Dave Kerzner is hardly a household name, but he’s well-connected in progressive circles: known for founding Sound Of Contact and serving up ‘atmospherics’ for the likes of Steven Wilson and Steve Hackett.
As such, Stranded sees Kerzner welcome one-time Pink Floyd backing vocalist Durga McBroom to the stage and she remains for the set; periodically unleashing some ceiling-high bursts.
The band themselves are more than capable, too. In particular, guitarist Fernando Perdomo, who glides through an extensive solo on The Lie with such conviction that Prog even forgives his bowler hat affectation.
The much-missed Keith Emerson guested on the studio recording of Kerzner’s Crossing Of Fates, so that’s what we’re expecting when Kerzner announces his “tip of the hat tribute”. Instead we get a powerful cover of ELP’s very own Lucky Man. It’s an emotive rendition – Kerzner’s laser-like keys halo-ing across Perdomo’s ever-climbing guitar notes in sheets of white noise.
Later McBroom leads a count off into Pink Floyd’s The Great Gig In The Sky. It’s an excuse to show off their trophy prize, which is fair enough, even if this relatively straight cover lacks the Floyd’s tonal sparkle. Even so, the crowd goes pin-drop quiet and Kerzner can’t resist smiling. “Let’s just do all Dark Side… stuff. What the heck!” he jokes, as the assembled shake off raised neck hairs.
Chicagoan co-headliners District 97 get off to a shaky start with Death By A Thousand Cuts. Less ‘cutting’, more a woolly tangle of warped bass and arrhythmic lead lines, it’s not until the song’s final pounding breaths that District 97 appear to find their groove.
Once again it’s a guitarist who proves (against impossible odds) the humble star of the show. This time, Jim Tashjian, who, while frowning at his fretboard, spans the scales in a set of flexi-fingered wanderings that seem to power the band as a whole during A Lottery.
“We’ve had the honour of touring with John Wetton and playing King Crimson songs,” announces vocalist Leslie Hunt. “We’ll dedicate this one to Donald Trump.

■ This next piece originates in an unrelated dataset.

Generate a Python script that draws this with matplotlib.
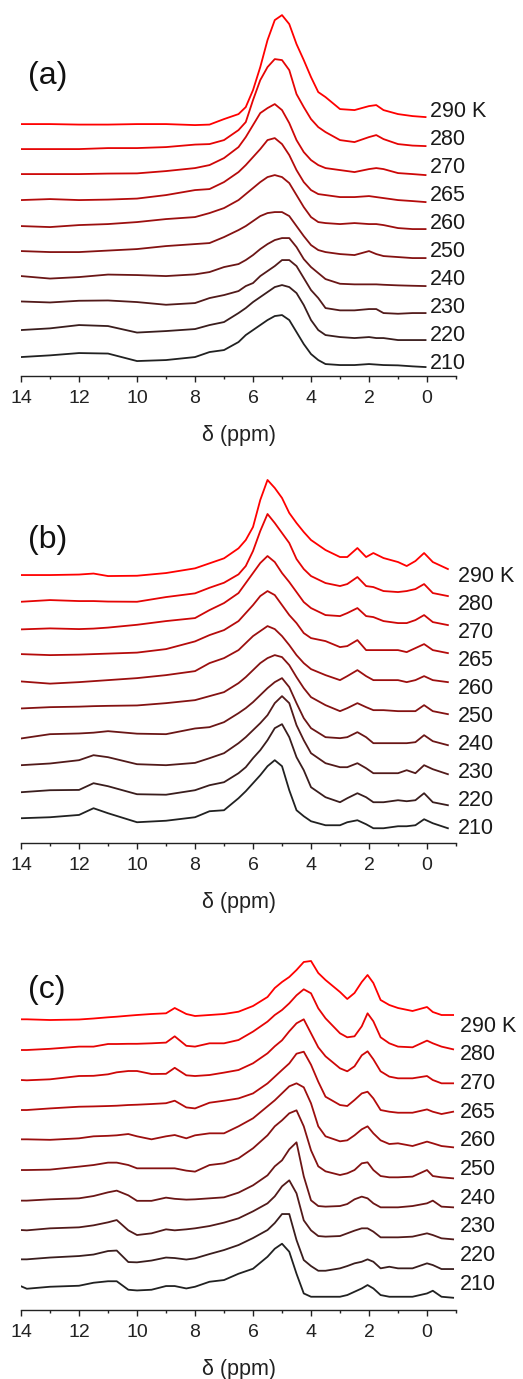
import matplotlib
matplotlib.use('Agg')
import matplotlib.pyplot as plt
from matplotlib.ticker import MultipleLocator

plt.rcParams['font.family'] = ['Liberation Sans', 'DejaVu Sans']

temps = ['210', '220', '230', '240', '250', '260', '265', '270', '280', '290 K']

# ---- panel (a) ----
ppm_a = [14, 13, 12, 11, 10, 9, 8, 7.5, 7, 6.5, 6.25, 6, 5.75, 5.5, 5.25, 5, 4.75,
         4.5, 4.25, 4, 3.75, 3.5, 3, 2.5, 2, 1.75, 1.5, 1, 0.5, 0.05]
base_a = [9, 36, 63, 90, 118, 147, 174, 201, 230, 259]
spec_a = [
    [10, 11.7, 14, 13.5, 6, 7, 10, 15, 17, 25, 32, 37, 42, 47, 51, 52, 47, 35, 23, 13, 7, 3, 2, 2, 3, 2.5, 2, 1.7, 0.7, 0],
    [10, 11.7, 15, 14, 7.5, 9, 11, 15, 18, 27, 32, 38, 43, 48, 53, 55, 53, 47, 35, 20, 10, 5, 3, 2, 3, 2, 2, 0, 0, 0],
    [11.6, 10.6, 12.3, 12.6, 11, 8.3, 10, 15, 18, 22, 27, 30, 37, 42, 47, 53, 53, 47, 35, 23, 15, 5, 2.7, 2.7, 4, 4, 0, -0.7, 0, 0],
    [10, 7.5, 9, 11.5, 11, 10, 11.7, 14, 19, 22, 26, 31, 37, 42, 46, 48, 48, 39, 27, 19, 13, 7, 2.3, 1.7, 1.7, 1.7, 1.3, 0.7, 0.3, 0],
    [7, 6, 6, 7.5, 9, 12, 14, 15, 21, 28, 32, 37, 42, 45, 46, 46, 42, 32, 22, 13, 8, 6, 4, 3, 7, 4, 2, 1, 0, 0],
    [3, 2, 4, 5, 7, 10, 12, 16, 21, 29, 35, 41, 47, 52, 54, 52, 46, 34, 22, 12, 7, 6, 5, 6, 5, 5, 4, 1, 0, 0],
    [2, 3, 2, 2.5, 3.5, 7, 12, 13, 20, 30, 37, 45, 53, 62, 64, 58, 47, 32, 20, 12, 8, 7, 5, 5, 6, 5, 4, 2, 1, 0],
    [1, 1, 1, 1.5, 1.7, 4, 7, 10, 17, 28, 38, 50, 62, 67, 71, 65, 52, 35, 23, 15, 10, 7, 5, 3, 6, 7, 6, 2, 1, 0],
    [-3, -3, -3, -2, -2, -1, 1.5, 2, 6, 16, 24, 46, 66, 79, 87, 86, 76, 52, 39, 27, 19, 14, 6, 4, 9, 11, 7, 2, 0.5, 0],
    [-7, -7, -7.5, -7.5, -7, -7, -8, -7.5, -2, 3, 10, 27, 50, 77, 97, 102, 93, 73, 57, 40, 25, 20, 8, 7, 11, 12, 7, 3, 1, 0],
]

# ---- panel (b) ----
ppm_b = [14, 13, 12, 11.5, 11, 10, 9, 8, 7.5, 7, 6.5, 6.25, 6, 5.75, 5.5, 5.25, 5,
         4.75, 4.5, 4.25, 4, 3.5, 3, 2.75, 2.4, 2.1, 1.85, 1.5, 1, 0.7, 0.4, 0.1, -0.2, -0.72]
base_b = [15, 38, 69, 98, 129, 161, 190, 218, 247, 274]
spec_b = [
    [10, 11, 13.3, 20, 15, 6, 7.5, 11, 17, 18, 30, 37, 45, 53, 62, 68, 62, 38, 18, 12, 7, 3, 3, 6, 8, 4, 0, 0, 2, 2, 3, 9, 5, 0],
    [13, 15, 15.3, 22, 19, 11, 10.5, 15, 20, 23, 32, 38, 47, 55, 65, 77, 81, 68, 48, 35, 18, 8, 3, 7, 12, 8, 3, 3, 5, 4, 5, 12, 3, 0],
    [9, 10.7, 14, 19, 17, 10, 9, 11.3, 16, 21, 31, 37, 44, 51, 59, 71, 78, 71, 49, 34, 21, 11, 7, 7, 11, 6, 1, 1, 1, 4, 1, 9, 5, 0],
    [6.7, 11, 11.7, 12.5, 14, 11.5, 11, 16.7, 18, 23, 32, 37, 43, 50, 57, 63, 67, 58, 42, 27, 17, 8, 7, 8, 13, 8, 2, 2, 2, 2, 3, 10, 4, 0],
    [5.7, 7, 7.5, 8, 8.3, 8.7, 11, 14, 18, 22, 31, 37, 44, 51, 56, 59, 57, 49, 37, 26, 17, 9, 3, 6, 11, 7, 4, 4, 3, 3, 3, 9, 3, 0],
    [0.7, -1.5, 0, 1, 2, 4, 7, 11, 19, 24, 32, 39, 46, 51, 56, 53, 46, 37, 27, 19, 13, 7, 2, 6, 12, 6, 2, 2, 2, 0, 2, 6, 2, 0],
    [-1, -2, -1.5, -1, -0.5, 0.5, 4, 11.7, 18, 23, 32, 40, 48, 57, 62, 58, 48, 38, 30, 20, 15, 12, 6, 7, 13, 3, 3, 3, 3, 1, 5, 9, 3, 0],
    [-4.3, -3.3, -4, -3.5, -2.5, 0.3, 4, 7, 15, 22, 32, 42, 52, 62, 69, 63, 52, 43, 33, 23, 17, 10, 9, 12, 17, 9, 8, 4, 2, 2, 5, 10, 3, 0],
    [-5.7, -4, -5, -5, -5.5, -5.7, -1, 2.7, 8.3, 13.3, 21.7, 30, 45, 65, 82, 73, 63, 53, 37, 27, 20, 13, 10, 12, 19, 10, 9, 5, 4, 5, 7, 12, 3, 0],
    [-6, -6, -5.5, -4.5, -7, -6.7, -4, 0.7, 5.7, 10.7, 20.7, 29, 42, 69, 89, 81, 71, 56, 46, 37, 29, 19, 12, 12, 21, 12, 16, 11, 7, 3, 8, 16, 7, 0],
]

# ---- panel (c) ----
ppm_c = [14, 13.8, 13, 12, 11.5, 11, 10.7, 10.3, 10, 9.5, 9, 8.7, 8.3, 8, 7.5, 7, 6.5, 6,
         5.5, 5.25, 5, 4.75, 4.5, 4.25, 4, 3.75, 3.5, 3, 2.75, 2.5, 2.25, 2.05, 1.85, 1.6,
         1.3, 1, 0.5, 0, -0.2, -0.5, -0.9]
base_c = [12.3, 41, 70.7, 102.7, 131.7, 162.7, 198.3, 226.7, 260.7, 295]
spec_c = [
    [11.5, 9, 11, 12, 15, 16.5, 16.5, 8, 7.3, 8, 11.7, 11.7, 9.3, 11, 16, 17.7, 24, 29, 41, 49, 54, 46, 24, 4.3, 1, 1, 1, 1, 2.7, 6, 9.3, 12.7, 9.3, 2.7, 1, 1, 1, 4.3, 7, 1, 0],
    [9.7, 9.7, 11.5, 13, 14.5, 18, 18.5, 7, 6.7, 8.5, 11.5, 11, 9.5, 10.7, 15, 19, 24, 31, 39, 46, 55, 55, 29, 9, 3, -1.7, -1.7, 0.7, 3, 5.7, 7.3, 9.7, 7.3, 0.7, 2.3, 0.7, 0.7, 5.7, 4, 0, 0],
    [9.3, 9, 11, 12, 14, 17, 19.3, 9, 4.3, 6, 10, 9, 10, 11, 13.3, 16.7, 21, 28, 36, 43, 53, 59, 46, 19, 9, 3.3, 2.7, 3.3, 6, 8.7, 11, 11, 7.7, 2, 2, 2, 2.7, 6, 4.3, 1, 0],
    [6.7, 6.7, 8, 9, 11.3, 15, 16.7, 12, 6.5, 6.5, 9.7, 8.5, 7.7, 8, 9, 10, 14.7, 22, 32, 41, 47, 58, 65, 31, 7, 1.3, 0.7, 1.3, 3.3, 8, 10.7, 9, 4, 0, 0, 0, 1.3, 4, 6.7, 0.7, 0],
    [8.3, 8.3, 8.7, 11.7, 13.3, 15.7, 15.7, 13.3, 10, 10, 10, 10, 7.7, 6.7, 13.3, 15, 20, 30, 43, 52, 58, 65, 68, 52, 28, 12, 7, 3.3, 5, 8.3, 15, 16, 8.3, 2.3, 1, 1, 1.7, 8.3, 2.3, 1, 0],
    [8, 8, 7.5, 9, 11, 11.5, 12, 13.3, 11, 8, 11, 12.3, 9, 12, 14, 14, 21, 29, 41, 47, 54, 61, 64, 60, 44, 21, 11, 6, 7, 12, 18, 21, 14, 7, 3.3, 4, 1.3, 5.7, 4, 1.3, 0],
    [1.7, 1.7, 3.3, 5, 5.3, 5.7, 6, 6.7, 7, 7.7, 8.5, 11, 4.3, 3.3, 9, 11, 13.3, 18.3, 28.3, 35, 41.7, 48.3, 58, 60, 47, 30, 15, 6.7, 5.7, 11.7, 18.3, 20, 13.3, 1.7, 0, -1, -1, 2.3, 0, -2.3, 0],
    [3.3, 3, 4, 7.3, 7.5, 9, 11, 12.3, 12.3, 9.3, 9.5, 15.5, 8, 7.3, 8.3, 10.7, 13.3, 20, 30, 37, 43, 52, 60, 64, 50, 36, 27, 15, 12, 17, 28, 32, 24, 12, 6.7, 5, 5, 7.3, 3.3, 0, 0],
    [-0.7, -0.7, 0.5, 2.7, 2.7, 5.3, 5.3, 5.5, 5.5, 6, 6.7, 13, 3.5, 2.7, 6, 6, 9.3, 17.7, 27.7, 34.3, 39.3, 46, 54, 60, 56, 41, 31, 16, 12, 13, 23, 36, 28, 12, 6, 2.7, 2, 8.7, 6, 2.7, 0],
    [-4.3, -4.3, -5, -4.5, -3.5, -2.3, -1.7, -0.7, 0, 1, 1.7, 7, 1, -1, 0, 1, 3.3, 9, 18, 27, 33, 38, 45, 53, 54, 42, 35, 23, 16, 22, 33, 40, 32, 15, 10, 7, 4, 8, 3, 0, 0],
]

fig = plt.figure(figsize=(5.23, 13.79), dpi=100)

# axes boxes in figure fraction, y-limits in pixel-like units
panels = [
    ('(a)', ppm_a, base_a, spec_a, [0.0402, 0.7273, 0.8317, 0.2690], 371, 12.7, 27.95, -0.1, 300),
    ('(b)', ppm_b, base_b, spec_b, [0.0402, 0.3885, 0.8317, 0.2707], 373, 15.0, 27.9, -1.07, 303),
    ('(c)', ppm_c, base_c, spec_c, [0.0402, 0.0500, 0.8317, 0.2611], 360, 25.7, 28.7, -1.14, 320),
]

for letter, ppm, base, spec, box, ytop, lab0, labstep, labx, lety in panels:
    ax = fig.add_axes(box)
    n = len(spec)
    for i in range(n):
        f = i / (n - 1)
        col = (0.13 + 0.87 * f, 0.13 * (1 - f), 0.13 * (1 - f))
        y = [base[i] + v for v in spec[i]]
        ax.plot(ppm, y, color=col, lw=1.3, solid_joinstyle='round')
        ax.text(labx, lab0 + labstep * i, temps[i], fontsize=15.5, color='#1a1a1a',
                ha='left', va='center', clip_on=False)
    ax.text(13.75, lety, letter, fontsize=23, color='#111111', ha='left', va='center')

    ax.set_xlim(14, -1)
    ax.set_ylim(0, ytop)
    for s in ['top', 'left', 'right']:
        ax.spines[s].set_visible(False)
    ax.spines['bottom'].set_linewidth(1.0)
    ax.spines['bottom'].set_color('#222222')
    ax.set_yticks([])
    ax.xaxis.set_major_locator(MultipleLocator(2))
    ax.xaxis.set_minor_locator(MultipleLocator(1))
    ax.tick_params(axis='x', which='major', length=4, width=1.0, direction='out',
                   labelsize=14, pad=6, colors='#222222')
    ax.tick_params(axis='x', which='minor', length=2.5, width=1.0, direction='out',
                   colors='#222222')
    ax.set_xticks([14, 12, 10, 8, 6, 4, 2, 0])
    ax.set_xticklabels(['14', '12', '10', '8', '6', '4', '2', '0'])
    ax.set_xlabel('δ (ppm)', fontsize=15.5, labelpad=13, color='#222222')
    ax.patch.set_alpha(0)

fig.savefig('out.png', dpi=100)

We’ll call it One More Red Orange Nightmare.”
They do their ‘benefactor’ sharp-handed justice and, suddenly, the band are awake. Keyboardist Andrew Lawrence – who has worn an expression of Forrest Gump-like vacancy for most of the night – is now out of his seat and churning out some crisp arpeggios. They’re met head on and batted back by Tashjian, as the performance takes on a responsive, jazz-like feel.
As District 97’s time concludes, they’re finally in full flight: Tashjian wrings the neck of his pointy six-string, as bassist Tim Seisser looks on, beaming. This, it occurs, is the band John Wetton must hear. We just wish they’d got here sooner.